Before zeroing in on a mutual fund scheme, investors tend to give priority to the ones which have delivered higher past returns against their peers in the same category. Although past returns are not a guarantee of the future returns, they are still seen as one of the key factors that determine a mutual fund scheme’s worthiness.
Here we give the lowdown on some of the top-performing multi-asset allocation funds, particularly the ones which delivered more than 12 percent CAGR (compound annual growth rate) return in the past five years.
However, before we shed light on these two schemes, let us first understand what exactly do these funds entail.
What are multi asset allocation funds?
Multi asset allocation funds are hybrid mutual funds that invest in equity, debt as well as other assets such as gold and real estate. They are meant to maintain a minimum allocation of 10 percent in each of these three categories.
They are considered good for volatile markets when it is considered too risky to place massive bets on the equity alone.
In the past five years, the two mutual fund schemes in this category which gave highest returns are ICICI Prudential Multi Asset Fund and Quant Multi Asset Fund.
|Mutual fund||3-year return||5-year return|
|ICICI Prudential Multi Asset Fund||20.43 %||12.47 %|
|Quant Multi Asset fund||28.59 %||20.16 %|
(Source: AMFI; direct returns as on Feb 1, 2023)
ICICI Prudential Multi Asset Fund: The fund was launched on Oct 31, 2002. It is available in two options of growth and IDCW. The top five constituent assets of the scheme are NTPC, Gold, ICICI Bank, ONGC and Bharti Airtel.
As one can see from the table above, this scheme gave a return of 20.43 percent in the past three years and 12.47 percent in the past five years.
In other words, if someone had invested ₹one lakh in this scheme, it would have grown to ₹1,74,664 in three years and ₹1,79,963 in five years.

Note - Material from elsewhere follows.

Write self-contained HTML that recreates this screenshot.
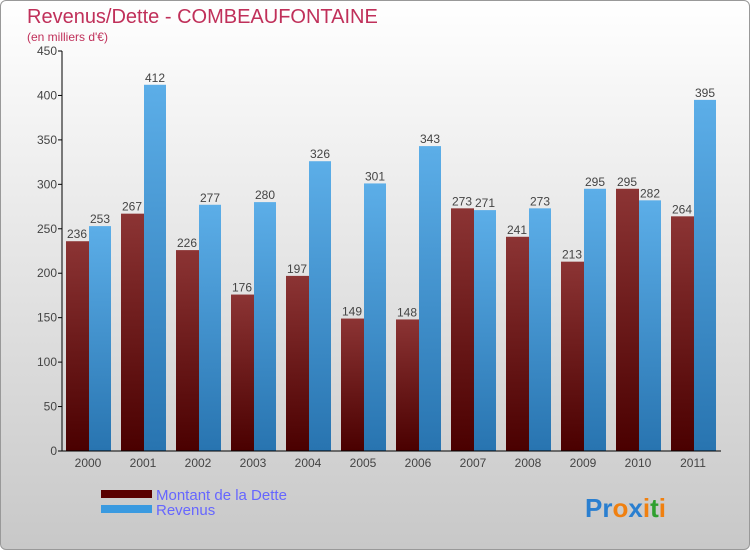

Quant Multi Asset Fund: The mutual fund scheme units were first allotted in April 2001. The fund is available in both the options of growth and IDCW.
The key constituent assets of the fund are Nippon India ETF Gold Bees, HDFC Bank, SBI, RIL, Adani Ports, Patanjali Foods, Vedanta and BPCL.
This mutual fund scheme gave a return of 28.59 percent in the past three years and 20.16 percent in the past five years.
In other words, if an investor had invested ₹one lakh, it would have swelled to ₹2,12,628 in three years, and ₹2,50,495 in five years.